Twenty years later, “shockwaves” ripple across the media as government lies are given an official name, parallel construction, as if that changes what’s been going on for a generation. Perhaps a skeptical public will demand of its politicians that a system build on a foundation of lies be stopped. Perhaps judges will suddenly feel badly for denying suppression, sending truthful defendants to prison for longer than they should have, because they believed a lying agent instead of a truthful defendant.

Or perhaps the justification for manufacturing lies and subverting the system will make sufficient sense that nobody will think twice about it. After all, most people adhere to the belief that the end justifies the means, and the defendants are bad dudes anyway so who cares if they’re convicted on lies?

 

6 comments on “Challenging the Ghost of “Parallel Construction”

  1. Wheeze The People

    SHG, in your view, from a legal philosophy perspective, does a “just” ends ever justify unethical and/or unjust means?? Stated differently, in our system, should the proverbial bright-line rule of justice be that the ends never justify the means or, instead, that a balancing test of ends to means is sometimes more reasonable and/or warranted?? . . .

    And based on your experience, how, generally, do you think the following stakeholders in our justice system would answer such questions under oath versus over a few beers with friends?? Law Enforcement Officers, Prosecutors, Defense Attorneys, Trial Court Judges, Appellate Judges, Supreme Court Justices, Legislators, the Founding Fathers, Defendants, and Wheeze *cough* *cough*the People?? . . .

    1. SHG Post author

      A fabulous question, but one that our founding fathers were kind enough to answer for us. They made the executive and legislative branches swear fealty to the Constitution, and they made constitutionality contingent on due process. Problem solved.

  2. Brad

    Thanks for the insight.
    Here – somewhat belatedly — is what I’ve wondering about: I’ve heard a lot of criticism that the DEA’s program and the “parallel construction” techniques agents use to conceal it are a constitutional violation. But, assuming you could get around the standing issues, what, exactly, would the violation be under the law the way courts interpret it today?
    I’ll leave aside for the moment situations in which agents lie to judges (“We just got lucky, your honor.”); that’s an obvious problem, but not one that’s unique to the DEA’s Special Operations Division. It can – and, sadly, does – happen whether the information comes from the SOD, a regular informant, the suspect’s mom, etc. I don’t think there’s much anyone could or would say to defend that. But what about this: Police get a tip from SOD that somebody will be driving a truckload of drugs on a particular day. So they follow him around, wait for a traffic violation, and search the truck. Their affidavits start with the traffic stop, and don’t disclose why they first suspected the driver might have drugs.

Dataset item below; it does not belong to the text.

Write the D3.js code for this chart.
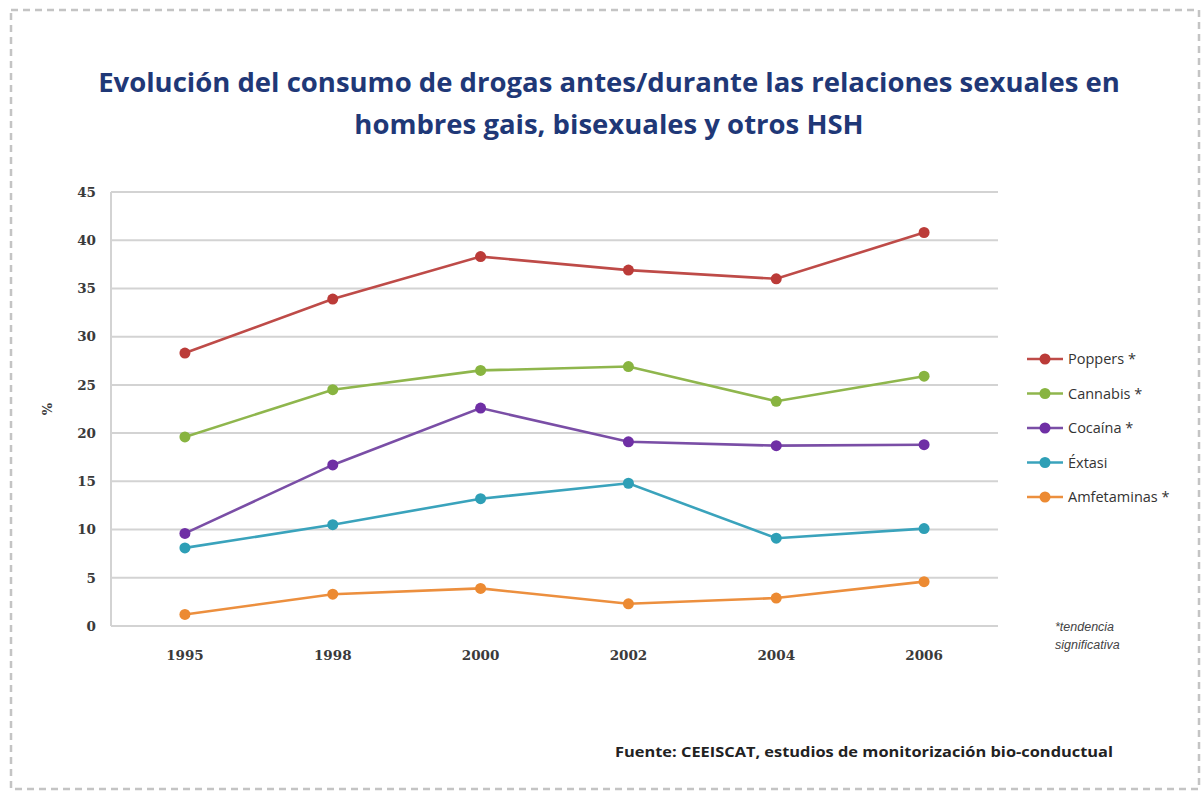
<!DOCTYPE html>
<html>
<head>
  <meta charset="utf-8">
  <title>Evolución del consumo de drogas</title>
  <script src="https://d3js.org/d3.v7.min.js"></script>
  <style>
    body { margin: 0; background: #fff; }
    svg { display: block; }
  </style>
</head>
<body>
<svg class="chart" width="1204" height="794"></svg>
<script>
// Data
const years = ["1995", "1998", "2000", "2002", "2004", "2006"];
const seriesNames = ["Poppers *", "Cannabis *", "Cocaína *", "Éxtasi", "Amfetaminas *"];
const poppers = [28.3, 33.9, 38.3, 36.9, 36.0, 40.8];
const cannabis = [19.6, 24.5, 26.5, 26.9, 23.3, 25.9];
const cocaina = [9.6, 16.7, 22.6, 19.1, 18.7, 18.8];
const extasi = [8.1, 10.5, 13.2, 14.8, 9.1, 10.1];
const amfetaminas = [1.2, 3.3, 3.9, 2.3, 2.9, 4.6];
const yTicks = [0, 5, 10, 15, 20, 25, 30, 35, 40, 45];
const colors = ["#be4b48", "#8fb64d", "#7a4ea6", "#3aa3bc", "#ec8f3e"];
const markerColors = ["#bb3b38", "#88b440", "#6f2fa5", "#2e9fb6", "#ec8a32"];

const series = [poppers, cannabis, cocaina, extasi, amfetaminas];

const sansFont = "'Open Sans', 'Noto Sans', sans-serif";
const serifFont = "'DejaVu Serif', 'Liberation Serif', serif";

const svg = d3.select(".chart");

// dashed frame
svg.append("rect")
  .attr("x", 11).attr("y", 10)
  .attr("width", 1188).attr("height", 779)
  .attr("fill", "none")
  .attr("stroke", "#c4c4c4")
  .attr("stroke-width", 2.5)
  .attr("stroke-dasharray", "7,5");

// title
const title = svg.append("text")
  .attr("text-anchor", "middle")
  .attr("fill", "#1f3877")
  .style("font-family", sansFont)
  .style("font-size", "27.5px")
  .style("font-weight", "bold");
title.append("tspan").attr("x", 609).attr("y", 92)
  .text("Evolución  del consumo  de drogas antes/durante las relaciones  sexuales  en");
title.append("tspan").attr("x", 609).attr("y", 134)
  .text("hombres gais,  bisexuales y otros HSH");

// plot area
const margin = {top: 192, left: 111, right: 998, bottom: 626};

const x = d3.scaleBand()
  .domain(years)
  .range([margin.left, margin.right]);

const y = d3.scaleLinear()
  .domain([0, 45])
  .range([margin.bottom, margin.top]);

// gridlines
svg.append("g")
  .selectAll("line")
  .data(yTicks)
  .join("line")
    .attr("x1", margin.left)
    .attr("x2", margin.right)
    .attr("y1", d => y(d))
    .attr("y2", d => y(d))
    .attr("stroke", "#d3d3d3")
    .attr("stroke-width", 2);

// left axis line
svg.append("line")
  .attr("x1", margin.left).attr("x2", margin.left)
  .attr("y1", margin.top).attr("y2", margin.bottom)
  .attr("stroke", "#d3d3d3")
  .attr("stroke-width", 2);

// y axis labels
const yAxis = svg.append("g")
  .attr("transform", `translate(${margin.left - 8},0)`)
  .call(d3.axisLeft(y).tickValues(yTicks).tickSize(0).tickPadding(7));
yAxis.select(".domain").remove();
yAxis.selectAll("text")
  .style("font-family", serifFont)
  .style("font-size", "13.5px")
  .style("font-weight", "bold")
  .attr("fill", "#3a3a3a");

// x axis labels
const xAxis = svg.append("g")
  .attr("transform", `translate(0,${margin.bottom + 18})`)
  .call(d3.axisBottom(x).tickSize(0).tickPadding(6));
xAxis.select(".domain").remove();
xAxis.selectAll("text")
  .style("font-family", serifFont)
  .style("font-size", "13.5px")
  .style("font-weight", "bold")
  .attr("fill", "#3a3a3a");

// y axis title
svg.append("text")
  .attr("transform", "translate(52,409) rotate(-90)")
  .attr("text-anchor", "middle")
  .style("font-family", serifFont)
  .style("font-size", "13px")
  .style("font-weight", "bold")
  .attr("fill", "#3a3a3a")
  .text("%");

// lines and markers
const line = d3.line()
  .x((d, i) => x(years[i]) + x.bandwidth() / 2)
  .y(d => y(d));

series.forEach((vals, k) => {
  svg.append("path")
    .datum(vals)
    .attr("fill", "none")
    .attr("stroke", colors[k])
    .attr("stroke-width", 2.6)
    .attr("d", line);
  svg.append("g")
    .selectAll("circle")
    .data(vals)
    .join("circle")
      .attr("cx", (d, i) => x(years[i]) + x.bandwidth() / 2)
      .attr("cy", d => y(d))
      .attr("r", 5.5)
      .attr("fill", markerColors[k]);
});

// legend
const legend = svg.append("g").attr("transform", "translate(1027,359)");
seriesNames.forEach((name, k) => {
  const row = legend.append("g").attr("transform", `translate(0,${k * 34.5})`);
  row.append("line")
    .attr("x1", 0).attr("x2", 36)
    .attr("stroke", colors[k])
    .attr("stroke-width", 2.6);
  row.append("circle")
    .attr("cx", 18).attr("r", 5.5)
    .attr("fill", markerColors[k]);
  row.append("text")
    .attr("x", 41).attr("y", 5)
    .style("font-family", sansFont)
    .style("font-size", "14.5px")
    .attr("fill", "#333")
    .text(name);
});

// footnote
const note = svg.append("text")
  .style("font-family", "'Liberation Sans', sans-serif")
  .style("font-size", "12.5px")
  .style("font-style", "italic")
  .attr("fill", "#444");
note.append("tspan").attr("x", 1055).attr("y", 631).text("*tendencia");
note.append("tspan").attr("x", 1055).attr("y", 649).text("significativa");

// source
svg.append("text")
  .attr("x", 615).attr("y", 757)
  .attr("textLength", 498)
  .attr("lengthAdjust", "spacingAndGlyphs")
  .style("font-family", sansFont)
  .style("font-size", "14.5px")
  .style("font-weight", "bold")
  .attr("fill", "#222")
  .text("Fuente: CEEISCAT, estudios de  monitorización bio-conductual");
</script>
</body>
</html>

    Is that a Fourth Amendment problem? After Whren, I’m not sure how that would work. The Reuters stories say that the information DEA is relying on is lawfully obtained, primarily from traditional law enforcement sources (Title III wiretaps, informants, toll records, etc.); some comes from the NSA’s foreign intelligence. But even if it wasn’t obtained illegally, does it get you to a Fourth Amendment violation? The Fourth Circuit had a case like that in June (United States v. Richard): Police (unlawfully, it turns out), used GPS to track a drug suspect. They used the tracker to figure out when he was picking up a new shipment, and to follow him home. Police stopped his car when he failed to signal, had a dog sniff it, and when the dog alerted, searched and found heroin inside. But the Fourth Circuit said there was no Fourth Amendment violation, because the police had adequate PC for the stop (the traffic violation), which led to adequate PC for the search (the dog’s alert), which led to adequate PC for the arrest (the heroin).

    Is it Brady? If the agent lies, that obviously goes to his credibility (but that’s not a unique feature of the SOD operations). Still, the SOD tip seems unlikely to be favorable to the defendant. I suppose there could be a Brady issue if you say that SOD is part of the prosecution team, and if SOD has information favorable to the defendant.

    Is it a Rule 16 problem? I could see the argument that the SOD information is material to whether or not the defendant possessed drugs, inasmuch as it’s additional inculpatory evidence that he did. But there are also plenty of cases holding that the government doesn’t have to disclose the source of the tip that first causes them to suspect somebody’s breaking the law.

    Or is it something else?

    (I also wonder whether a lot of the public outrage is based on an assumption that what the DEA is mining is the NSA’s database of telephone metadata. This article seems to think so: http://www.salon.com/2013/08/10/the_nsa_dea_police_state_tango/. But Reuters’ reports don’t read that way to me.)

    1. SHG Post author

      About time you showed up. First, it’s impossible to answer your question without a set of facts to go with it, which is similarly the reason why the “policy” evades challenge. There is no mechanism to challenge it in a vacuum, unrelated to a particular prosecution.

      That said, every time the government presents a set of facts upon which the defendant is constrained to rely that are deliberately false, the defendant is denied substantive and procedural due process. Not every constitutional violation relates to the 4th Amendment or Brady, though those tend to be the big 2, and sometimes the government conduct would be completely lawful and proper, but for the fact that they have deliberately misled the defense and thus deprived the defense of knowledge of, and the ability to contest, the true set of facts that gave rise to the government’s actions and the defendant’s arrest.

      Due process is a fundamental constitutional notion, incorporating both fundamental fairness (substantive due process) and the right to be heard (procedural due process). If the defendant never knows the true impetus for his arrest and prosecution, he is by definition deprived of the ability to challenge it. Whether or not there are grounds to challenge it if he knew the truth isn’t the point, but he must still be given the opportunity to do so. In every instance that the defense is fed a lie, a due process violation inherently occurs.